Please transcribe the data below exactly. Leave the pictures out.
***
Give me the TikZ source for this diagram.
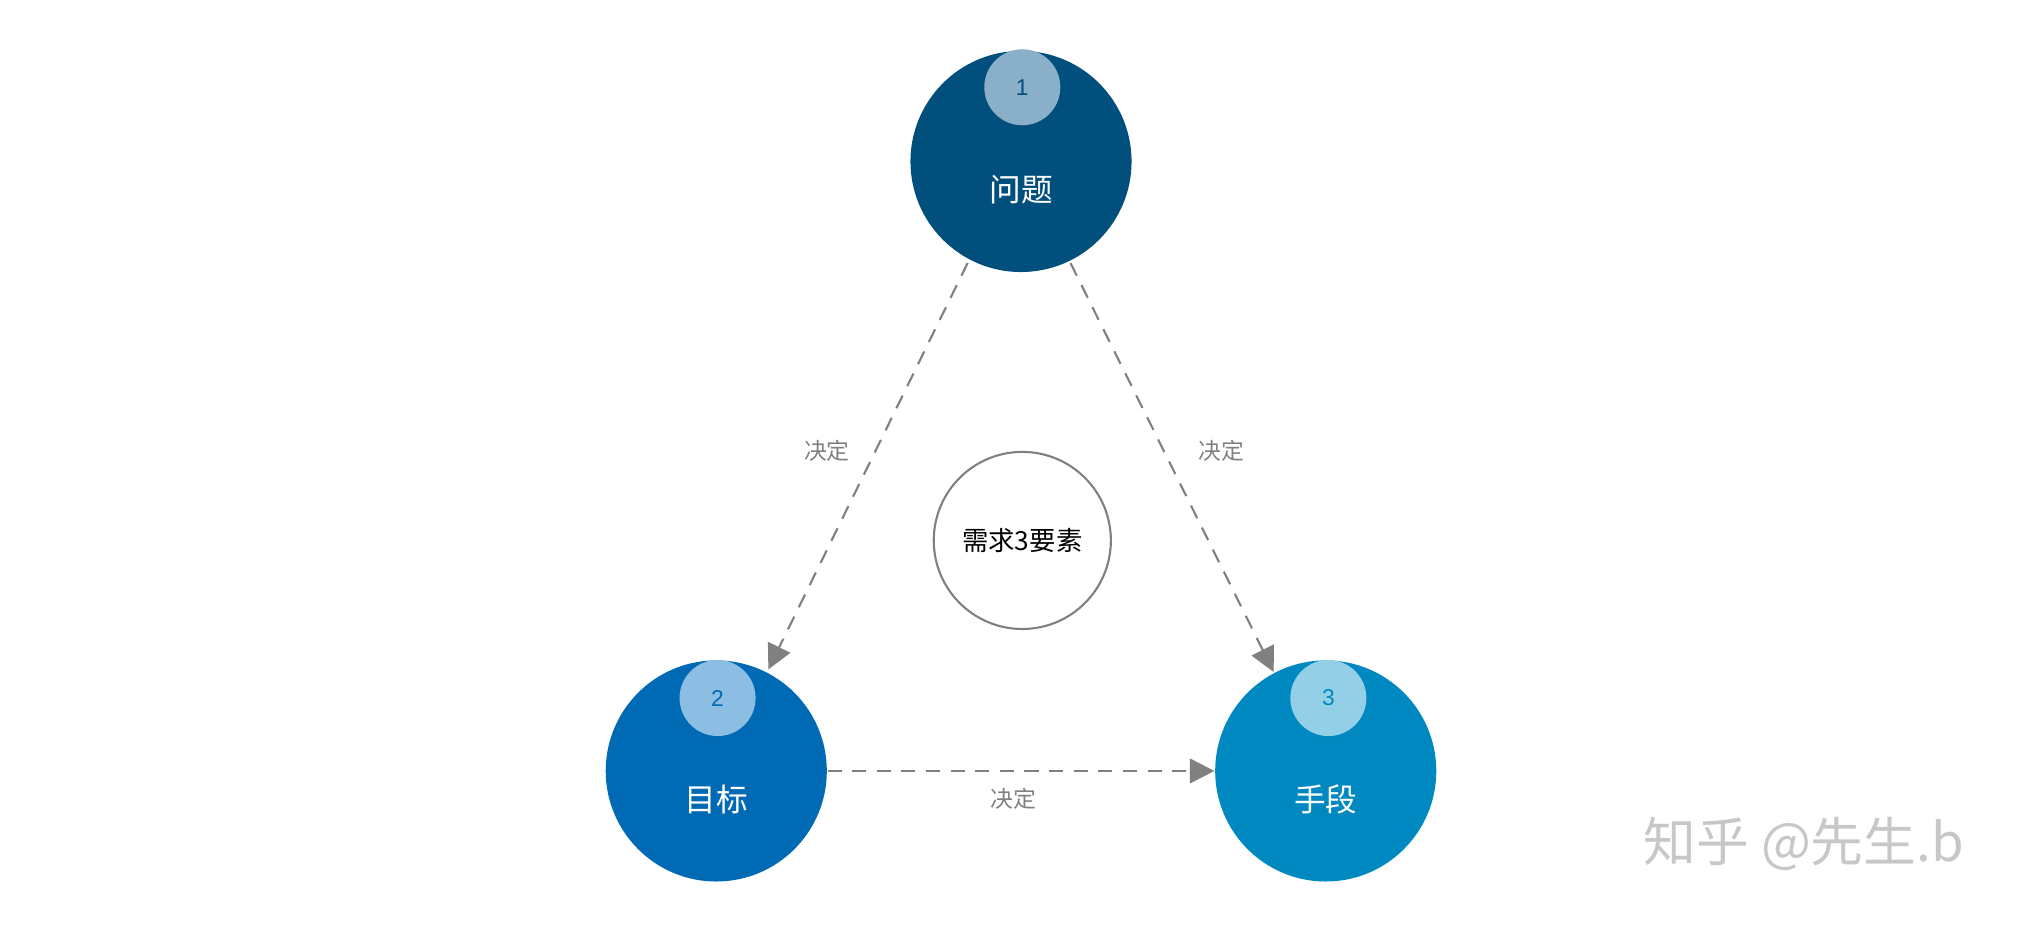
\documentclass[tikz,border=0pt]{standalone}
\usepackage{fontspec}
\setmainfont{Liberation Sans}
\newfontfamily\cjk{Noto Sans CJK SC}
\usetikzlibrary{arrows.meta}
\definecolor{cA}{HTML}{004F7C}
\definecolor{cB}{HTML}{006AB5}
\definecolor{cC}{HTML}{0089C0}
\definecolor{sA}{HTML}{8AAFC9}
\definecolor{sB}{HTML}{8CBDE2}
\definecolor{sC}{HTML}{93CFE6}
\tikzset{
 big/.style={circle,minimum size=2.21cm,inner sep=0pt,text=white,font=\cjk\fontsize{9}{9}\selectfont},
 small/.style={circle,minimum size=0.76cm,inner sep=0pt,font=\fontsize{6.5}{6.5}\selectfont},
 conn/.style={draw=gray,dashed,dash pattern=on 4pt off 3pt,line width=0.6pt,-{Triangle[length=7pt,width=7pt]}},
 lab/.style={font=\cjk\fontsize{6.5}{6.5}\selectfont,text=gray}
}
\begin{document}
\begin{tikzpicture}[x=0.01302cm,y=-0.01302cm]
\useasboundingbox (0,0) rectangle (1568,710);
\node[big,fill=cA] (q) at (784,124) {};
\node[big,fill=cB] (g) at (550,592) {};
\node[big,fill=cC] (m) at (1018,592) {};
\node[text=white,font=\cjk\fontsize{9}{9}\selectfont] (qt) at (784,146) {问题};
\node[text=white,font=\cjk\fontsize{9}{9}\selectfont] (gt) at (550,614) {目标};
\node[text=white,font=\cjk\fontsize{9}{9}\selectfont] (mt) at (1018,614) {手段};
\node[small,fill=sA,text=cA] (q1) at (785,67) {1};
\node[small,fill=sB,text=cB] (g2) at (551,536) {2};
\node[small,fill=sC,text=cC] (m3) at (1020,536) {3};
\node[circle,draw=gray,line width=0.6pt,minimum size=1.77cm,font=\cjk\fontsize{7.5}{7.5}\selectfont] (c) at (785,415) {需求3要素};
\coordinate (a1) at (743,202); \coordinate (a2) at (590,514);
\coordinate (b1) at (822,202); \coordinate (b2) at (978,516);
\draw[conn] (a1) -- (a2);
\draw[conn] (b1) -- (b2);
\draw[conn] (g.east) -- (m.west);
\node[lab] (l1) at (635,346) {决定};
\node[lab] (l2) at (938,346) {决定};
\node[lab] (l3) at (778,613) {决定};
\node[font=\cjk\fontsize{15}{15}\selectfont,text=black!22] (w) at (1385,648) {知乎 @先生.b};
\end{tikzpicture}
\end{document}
***
• _Answer_:
Give me the TikZ source for this diagram.
\documentclass[tikz,border=0pt]{standalone}
\usepackage{fontspec}
\setmainfont{Liberation Sans}
\newfontfamily\cjk{Noto Sans CJK SC}
\usetikzlibrary{arrows.meta}
\definecolor{cA}{HTML}{004F7C}
\definecolor{cB}{HTML}{006AB5}
\definecolor{cC}{HTML}{0089C0}
\definecolor{sA}{HTML}{8AAFC9}
\definecolor{sB}{HTML}{8CBDE2}
\definecolor{sC}{HTML}{93CFE6}
\tikzset{
 big/.style={circle,minimum size=2.21cm,inner sep=0pt,text=white,font=\cjk\fontsize{9}{9}\selectfont},
 small/.style={circle,minimum size=0.76cm,inner sep=0pt,font=\fontsize{6.5}{6.5}\selectfont},
 conn/.style={draw=gray,dashed,dash pattern=on 4pt off 3pt,line width=0.6pt,-{Triangle[length=7pt,width=7pt]}},
 lab/.style={font=\cjk\fontsize{6.5}{6.5}\selectfont,text=gray}
}
\begin{document}
\begin{tikzpicture}[x=0.01302cm,y=-0.01302cm]
\useasboundingbox (0,0) rectangle (1568,710);
\node[big,fill=cA] (q) at (784,124) {};
\node[big,fill=cB] (g) at (550,592) {};
\node[big,fill=cC] (m) at (1018,592) {};
\node[text=white,font=\cjk\fontsize{9}{9}\selectfont] (qt) at (784,146) {问题};
\node[text=white,font=\cjk\fontsize{9}{9}\selectfont] (gt) at (550,614) {目标};
\node[text=white,font=\cjk\fontsize{9}{9}\selectfont] (mt) at (1018,614) {手段};
\node[small,fill=sA,text=cA] (q1) at (785,67) {1};
\node[small,fill=sB,text=cB] (g2) at (551,536) {2};
\node[small,fill=sC,text=cC] (m3) at (1020,536) {3};
\node[circle,draw=gray,line width=0.6pt,minimum size=1.77cm,font=\cjk\fontsize{7.5}{7.5}\selectfont] (c) at (785,415) {需求3要素};
\coordinate (a1) at (743,202); \coordinate (a2) at (590,514);
\coordinate (b1) at (822,202); \coordinate (b2) at (978,516);
\draw[conn] (a1) -- (a2);
\draw[conn] (b1) -- (b2);
\draw[conn] (g.east) -- (m.west);
\node[lab] (l1) at (635,346) {决定};
\node[lab] (l2) at (938,346) {决定};
\node[lab] (l3) at (778,613) {决定};
\node[font=\cjk\fontsize{15}{15}\selectfont,text=black!22] (w) at (1385,648) {知乎 @先生.b};
\end{tikzpicture}
\end{document}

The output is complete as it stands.